Swearing culture, in hallways, in classrooms

You’ve got to be f***ing kidding me

Maya Chadda and Josh Enebo

Swearing has the ability to unify teens due it being something we all, more or less, have gotten in trouble for, be it from parents, teachers, or friends. At school specifically, the comments from students who choose to swear can be dismissed due to others perceiving their ideas as undeveloped. Swearing has been deemed public indecency but no one answers the question “Why?”. When it comes down to it swearing is to imply a stronger way of saying something. It would be like if society as a whole denounced the word “hate” but accepted “strongly disliked.”

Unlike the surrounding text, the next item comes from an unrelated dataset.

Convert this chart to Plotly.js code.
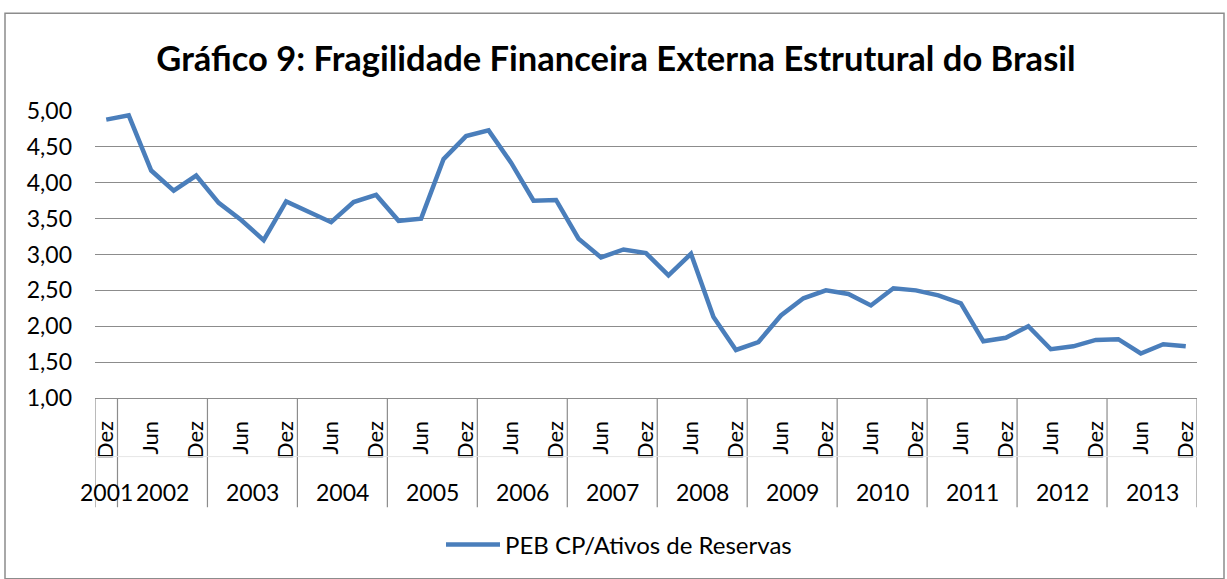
<!DOCTYPE html>
<html>
<head>
<meta charset="utf-8">
<script src="https://cdn.plot.ly/plotly-3.0.1.min.js"></script>
<style>
  html, body { margin: 0; padding: 0; background: #ffffff; }
  #chart { width: 1227px; height: 579px; }
</style>
</head>
<body>
<div id="chart"></div>
<script>
// ---- Data ----
const categories = [
  "Dez 2001",
  "Mar 2002", "Jun 2002", "Set 2002", "Dez 2002",
  "Mar 2003", "Jun 2003", "Set 2003", "Dez 2003",
  "Mar 2004", "Jun 2004", "Set 2004", "Dez 2004",
  "Mar 2005", "Jun 2005", "Set 2005", "Dez 2005",
  "Mar 2006", "Jun 2006", "Set 2006", "Dez 2006",
  "Mar 2007", "Jun 2007", "Set 2007", "Dez 2007",
  "Mar 2008", "Jun 2008", "Set 2008", "Dez 2008",
  "Mar 2009", "Jun 2009", "Set 2009", "Dez 2009",
  "Mar 2010", "Jun 2010", "Set 2010", "Dez 2010",
  "Mar 2011", "Jun 2011", "Set 2011", "Dez 2011",
  "Mar 2012", "Jun 2012", "Set 2012", "Dez 2012",
  "Mar 2013", "Jun 2013", "Set 2013", "Dez 2013"
];
const pebCpAtivosReservas = [
  4.88,
  4.94, 4.17, 3.89, 4.10,
  3.72, 3.48, 3.20, 3.74,
  3.59, 3.45, 3.73, 3.83,
  3.47, 3.50, 4.33, 4.65,
  4.73, 4.28, 3.75, 3.76,
  3.22, 2.96, 3.07, 3.02,
  2.71, 3.01, 2.13, 1.67,
  1.78, 2.15, 2.39, 2.50,
  2.45, 2.29, 2.53, 2.50,
  2.43, 2.32, 1.79, 1.84,
  2.00, 1.68, 1.72, 1.81,
  1.82, 1.62, 1.75, 1.72
];
const seriesName = "PEB CP/Ativos de Reservas";
const chartTitle = "Gráfico 9: Fragilidade Financeira Externa Estrutural do Brasil";
const yTickVals = [1.0, 1.5, 2.0, 2.5, 3.0, 3.5, 4.0, 4.5, 5.0];
const yTickText = ["1,00", "1,50", "2,00", "2,50", "3,00", "3,50", "4,00", "4,50", "5,00"];

// ---- Derived axis labels ----
const tickVals = categories.filter((c, i) => i % 2 === 0);
const tickText = tickVals.map(c => c.split(" ")[0]);
const years = [...new Set(categories.map(c => c.split(" ")[1]))];
const yearIdx = years.map(y => categories.map((c, i) => c.split(" ")[1] === y ? i : -1).filter(i => i >= 0));

// ---- Pixel helpers for layout geometry ----
const W = 1227, H = 579;
const M = { l: 95, r: 30, t: 111, b: 179 };
const PW = W - M.l - M.r, PH = H - M.t - M.b;
const px = x => (x - M.l) / PW;
const py = y => (H - M.b - y) / PH;

const gray = "#8c8c8c";
const fontFam = "Lato, 'Open Sans', sans-serif";

const shapes = [];
// year-group separators below the axis
const boundaries = [yearIdx[0][0] - 0.5].concat(yearIdx.map(g => g[g.length - 1] + 0.5));
boundaries.forEach(b => {
  shapes.push({ type: "line", xref: "x", yref: "paper", x0: b, x1: b, y0: 0, y1: py(510),
    line: { color: gray, width: 1.2 } });
});
// faint separator between the two label levels
shapes.push({ type: "line", xref: "x", yref: "paper", x0: -0.5, x1: categories.length - 0.5,
  y0: py(459), y1: py(459), line: { color: "#e6e6e6", width: 1 } });
// outer chart border
shapes.push({ type: "rect", xref: "paper", yref: "paper", x0: px(5), x1: px(1224), y0: py(582), y1: py(12.5),
  line: { color: "#8c8c8c", width: 1.5 }, fillcolor: "rgba(0,0,0,0)", layer: "below" });

const annotations = years.map((y, k) => {
  const g = yearIdx[k];
  const c = (g[0] + g[g.length - 1]) / 2;
  return { xref: "x", yref: "paper", x: c, y: py(495), text: y, showarrow: false,
    xanchor: "center", yanchor: "middle", font: { family: fontFam, size: 23, color: "#000" } };
});

const trace = {
  type: "scatter", mode: "lines", name: seriesName,
  x: categories, y: pebCpAtivosReservas,
  line: { color: "#4a7ebb", width: 4.5, shape: "linear" },
  showlegend: true
};

const layout = {
  width: W, height: H,
  margin: M,
  paper_bgcolor: "#ffffff", plot_bgcolor: "#ffffff",
  font: { family: fontFam, color: "#000" },
  title: { text: "<b>" + chartTitle + "</b>", x: 616 / W, xanchor: "center", xref: "container",
    y: 1 - 59 / H, yanchor: "middle", yref: "container",
    font: { family: fontFam, size: 34.5, color: "#000" } },
  xaxis: {
    type: "category", categoryorder: "array", categoryarray: categories,
    range: [-0.5, categories.length - 0.5],
    tickmode: "array", tickvals: tickVals, ticktext: tickText,
    tickangle: -90, ticks: "", ticklabelstandoff: 13,
    tickfont: { family: fontFam, size: 22, color: "#000" },
    showgrid: false, zeroline: false,
    showline: true, linecolor: gray, linewidth: 1.2, fixedrange: true
  },
  yaxis: {
    range: [1, 5], tickmode: "array", tickvals: yTickVals, ticktext: yTickText,
    ticks: "", ticklabelstandoff: 22,
    tickfont: { family: fontFam, size: 23, color: "#000" },
    showgrid: true, gridcolor: gray, gridwidth: 1.2, zeroline: false, showline: false, fixedrange: true
  },
  showlegend: true,
  legend: { orientation: "h", x: px(619), xanchor: "center", xref: "paper",
    y: py(548), yanchor: "middle", yref: "paper",
    font: { family: fontFam, size: 24, color: "#000" }, itemwidth: 54, bgcolor: "rgba(0,0,0,0)" },
  shapes: shapes,
  annotations: annotations
};

Plotly.newPlot("chart", [trace], layout, { displayModeBar: false, staticPlot: true });
</script>
</body>
</html>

Now, to speak on swearing is to differentiate swearing from cursing and derogatory terms. Cursing is directed to someone and with that has the intent of offending or making others upset. Derogatory terms are charged to target aspects of individual’s identity such as race, sex, or sexuall orientation. Derogatory terms and cursing have no place in an academic space and can leave students feeling unsafe.

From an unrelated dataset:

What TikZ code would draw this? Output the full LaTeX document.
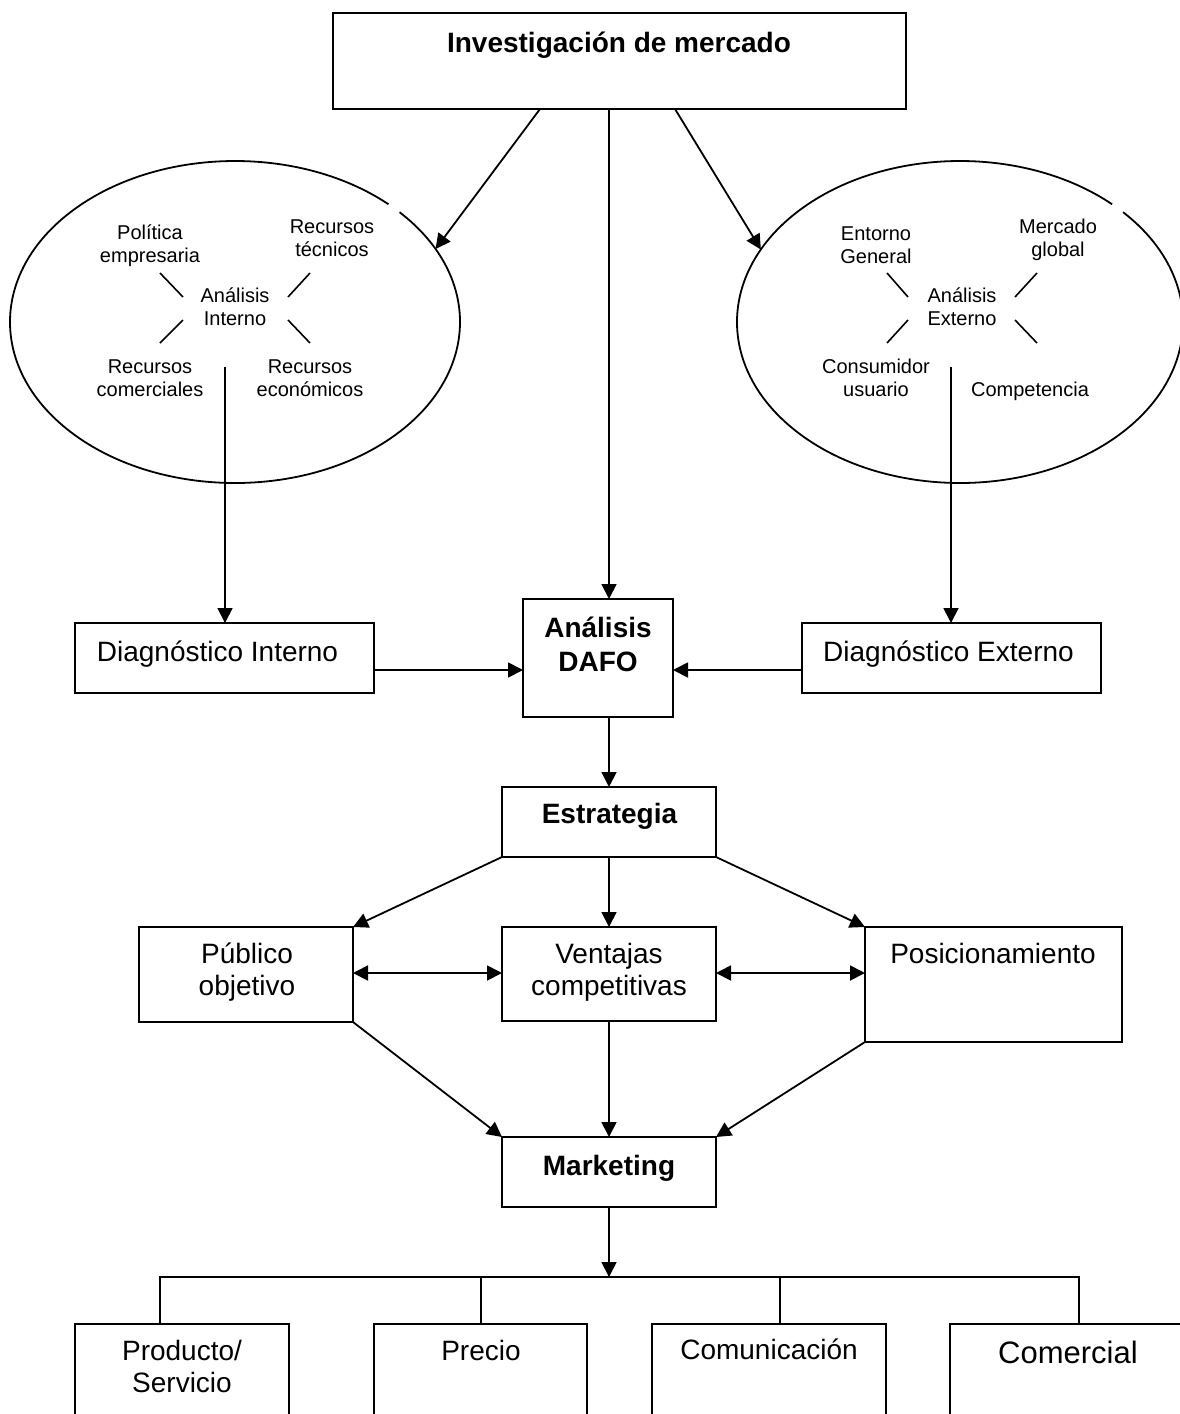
\documentclass[tikz,border=0pt]{standalone}
\usepackage{fontspec}
\setmainfont{Liberation Sans}
\usetikzlibrary{arrows.meta,shapes.geometric}
\begin{document}
\begin{tikzpicture}[x=1pt,y=-1pt,
  box/.style={draw,line width=1.8pt,rectangle,inner sep=0pt,outer sep=0pt},
  oval/.style={ellipse,inner sep=0pt,outer sep=0pt},
  big/.style={inner sep=0pt,anchor=base,align=center,font=\fontsize{28}{32}\selectfont},
  bigb/.style={inner sep=0pt,anchor=base,align=center,font=\fontsize{28}{34}\selectfont\bfseries},
  small/.style={inner sep=0pt,anchor=base,align=center,font=\fontsize{20}{23}\selectfont},
  link/.style={line width=1.8pt},
  arr/.style={link,-{Triangle[length=15pt,width=15pt]}},
  darr/.style={link,{Triangle[length=15pt,width=15pt]}-{Triangle[length=15pt,width=15pt]}},
  tick/.style={line width=1.6pt}
]
\useasboundingbox (0,0) rectangle (1180,1414);
\clip (0,0) rectangle (1180,1414);
\fill[white] (0,0) rectangle (1180,1414);

% ---------- boxes (text nodes are placed by the baseline of their last line) ----------
\node[box,minimum width=573,minimum height=96] (inv) at (619.5,61) {};
\node[bigb] (invT) at (619,52) {Investigación de mercado};

\node[box,minimum width=299,minimum height=70] (dint) at (224.5,658) {};
\node[big] (dintT) at (217.5,661) {Diagnóstico Interno};
\node[box,minimum width=299,minimum height=70] (dext) at (951.5,658) {};
\node[big] (dextT) at (948.5,661) {Diagnóstico Externo};
\node[box,minimum width=150,minimum height=118] (dafo) at (598,658) {};
\node[bigb] (dafoT) at (598,671) {Análisis\\DAFO};

\node[box,minimum width=214,minimum height=70] (estr) at (609,822) {};
\node[bigb] (estrT) at (609.5,823) {Estrategia};

\node[box,minimum width=214,minimum height=95] (pub) at (246,974.5) {};
\node[big] (pubT) at (247,995) {Público\\objetivo};
\node[box,minimum width=214,minimum height=94] (vent) at (609,974) {};
\node[big] (ventT) at (609,995) {Ventajas\\competitivas};
\node[box,minimum width=257,minimum height=115] (pos) at (993.5,984.5) {};
\node[big] (posT) at (993,963) {Posicionamiento};

\node[box,minimum width=214,minimum height=70] (mkt) at (609,1172) {};
\node[bigb] (mktT) at (609,1175) {Marketing};

\node[box,minimum width=214,minimum height=106] (prod) at (182,1377) {};
\node[big] (prodT) at (182,1392) {Producto/\\Servicio};
\node[box,minimum width=213,minimum height=106] (prec) at (480.5,1377) {};
\node[big] (precT) at (481,1360) {Precio};
\node[box,minimum width=234,minimum height=106] (comu) at (769,1377) {};
\node[big] (comuT) at (769,1359) {Comunicación};
\node[box,minimum width=236,minimum height=106] (come) at (1068,1377) {};
\node[inner sep=0pt,anchor=base,font=\fontsize{31}{35}\selectfont] (comeT) at (1068,1363) {Comercial};

% ---------- ovals ----------
\node[oval,minimum width=450,minimum height=322] (intL) at (235,322) {};
\node[oval,minimum width=446,minimum height=322] (extR) at (960,322) {};
\draw[link] ([shift={(-43:225 and 161)}]intL.center)
  arc[start angle=-43,end angle=313,x radius=225,y radius=161];
\draw[link] ([shift={(-43:223 and 161)}]extR.center)
  arc[start angle=-43,end angle=313,x radius=223,y radius=161];

% internal analysis
\node[small] (polT) at (150,262) {Política\\empresaria};
\node[small] (tecT) at (332,256) {Recursos\\técnicos};
\node[small] (aiT) at (235,325) {Análisis\\Interno};
\node[small] (comT) at (150,396) {Recursos\\comerciales};
\node[small] (ecoT) at (310,396) {Recursos\\económicos};
\draw[tick] (160,273) -- (183,297);
\draw[tick] (310,273) -- (288,297);
\draw[tick] (183,320) -- (160,343);
\draw[tick] (288,320) -- (310,343);

% external analysis
\node[small] (entT) at (876,263) {Entorno\\General};
\node[small] (merT) at (1058,256) {Mercado\\global};
\node[small] (aeT) at (962,325) {Análisis\\Externo};
\node[small] (conT) at (876,396) {Consumidor\\usuario};
\node[small] (cpeT) at (1030,396) {Competencia};
\draw[tick] (887,273) -- (908,297);
\draw[tick] (1037,273) -- (1015,297);
\draw[tick] (908,320) -- (887,343);
\draw[tick] (1015,320) -- (1037,343);

% ---------- connectors ----------
\coordinate (xa) at (540,0);
\coordinate (xb) at (675,0);
\draw[arr] (inv.south -| xa) -- (intL.20);
\draw[arr] (inv.south -| xb) -- (extR.160);
\draw[arr] (inv.south -| estr.north) -- (dafo.north -| estr.north);

\coordinate (ldrop) at (225,367);
\coordinate (rdrop) at (951,367);
\draw[arr] (ldrop) -- (ldrop |- dint.north);
\draw[arr] (rdrop) -- (rdrop |- dext.north);

\coordinate (row) at (0,670);
\draw[arr] (dint.east |- row) -- (dafo.west |- row);
\draw[arr] (dext.west |- row) -- (dafo.east |- row);
\draw[arr] (estr.north |- dafo.south) -- (estr.north);

\draw[arr] (estr.south west) -- (pub.north east);
\draw[arr] (estr.south) -- (vent.north);
\draw[arr] (estr.south east) -- (pos.north west);

\coordinate (mid) at (0,973);
\draw[darr] (pub.east |- mid) -- (vent.west |- mid);
\draw[darr] (vent.east |- mid) -- (pos.west |- mid);

\draw[arr] (pub.south east) -- (mkt.north west);
\draw[arr] (vent.south) -- (mkt.north);
\draw[arr] (pos.south west) -- (mkt.north east);

\coordinate (bus) at (609,1277);
\coordinate (b1) at (160,1277);
\coordinate (b2) at (481,1277);
\coordinate (b3) at (780,1277);
\coordinate (b4) at (1079,1277);
\draw[arr] (mkt.south) -- (bus);
\draw[link] (b1 |- prod.north) -- (b1) -- (b4) -- (b4 |- come.north);
\draw[link] (b2) -- (b2 |- prec.north);
\draw[link] (b3) -- (b3 |- comu.north);
\end{tikzpicture}
\end{document}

However, swearing at times can provide agency. Cory Tao states, “Swearing can make individuals seem more authentic and genuine . . . [swearing] can be used for emphasis, to set the tone of the class, and to build relationships between students and teachers.” Similarly,  amongst students swearing can be a unifying form of communication as it is a trademark of the code switching that occurs when talking to older individuals compared to younger individuals.

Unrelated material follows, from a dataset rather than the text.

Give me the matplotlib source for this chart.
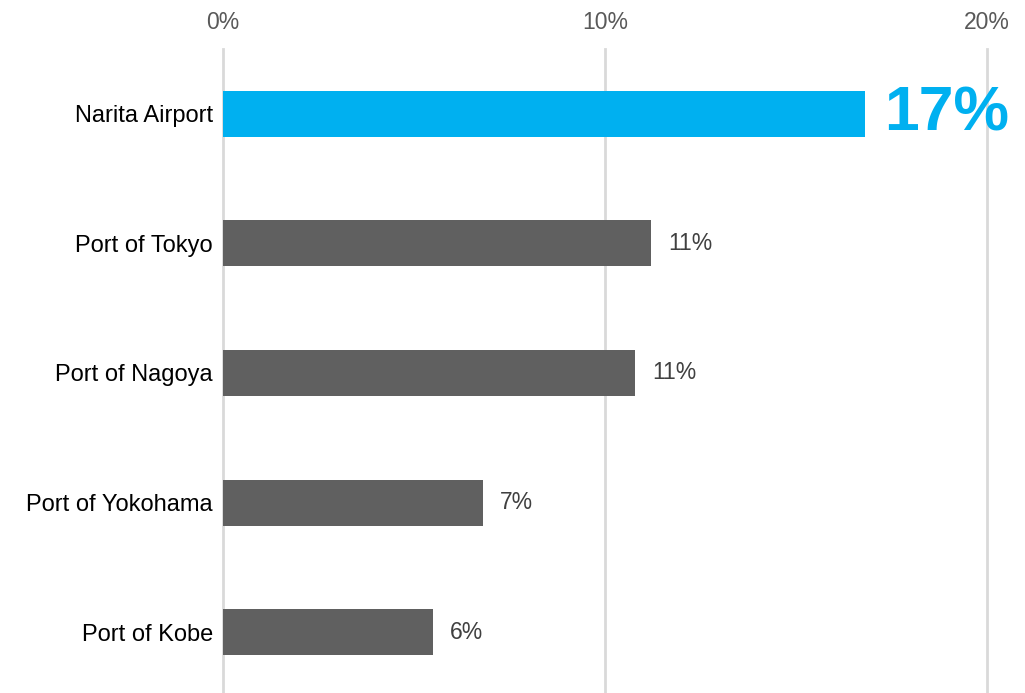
import matplotlib.pyplot as plt

plt.rcParams['font.family'] = ['Liberation Sans', 'DejaVu Sans']

locations = ["Narita Airport", "Port of Tokyo", "Port of Nagoya", "Port of Yokohama", "Port of Kobe"]
shares = [16.8, 11.2, 10.8, 6.8, 5.5]
labels = ["17%", "11%", "11%", "7%", "6%"]
ticks = [0, 10, 20]
tick_labels = ["0%", "10%", "20%"]

highlight = "#00B0F0"
grey = "#606060"


def plot_data():
    fig = plt.figure(figsize=(10.25, 6.93), dpi=100)
    ax = fig.add_axes([0.2173, 0.0, 0.7457, 0.9293])

    pos = list(range(len(locations)))
    colors = [highlight] + [grey] * (len(locations) - 1)
    ax.barh(pos, shares, height=0.355, color=colors, zorder=3)

    for i, (v, lab) in enumerate(zip(shares, labels)):
        if i == 0:
            ax.text(v + 0.5, i, lab, va="center", ha="left", fontsize=45,
                    fontweight="bold", color=highlight)
        else:
            ax.text(v + 0.45, i, lab, va="center", ha="left", fontsize=16.5, color="#404040")

    ax.set_xlim(0, 20)
    ax.set_ylim(4.47, -0.5)
    ax.set_xticks(ticks)
    ax.set_xticklabels(tick_labels, fontsize=16.5, color="#595959")
    ax.xaxis.tick_top()
    ax.tick_params(axis="x", length=0, pad=11)
    ax.set_yticks(pos)
    ax.set_yticklabels(locations, fontsize=17, color="black")
    ax.tick_params(axis="y", length=0, pad=7)
    ax.grid(axis="x", color="#d9d9d9", linewidth=2, zorder=0)
    for gl in ax.get_xgridlines():
        gl.set_clip_on(False)
    for s in ax.spines.values():
        s.set_visible(False)

    fig.savefig("out.png", dpi=100)


if __name__ == '__main__':
    plot_data()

When swearing in hallways, classrooms, and in conversations it’s imperative to understand the effect of your words on others. Intent when swearing becomes irrelevant when others take offense. All words carry connotations and it’s incredibly important to acknowledge that when conducting yourself in conversations. However, swearing can be advantageous in relieving tension, providing emphasis, and building connections.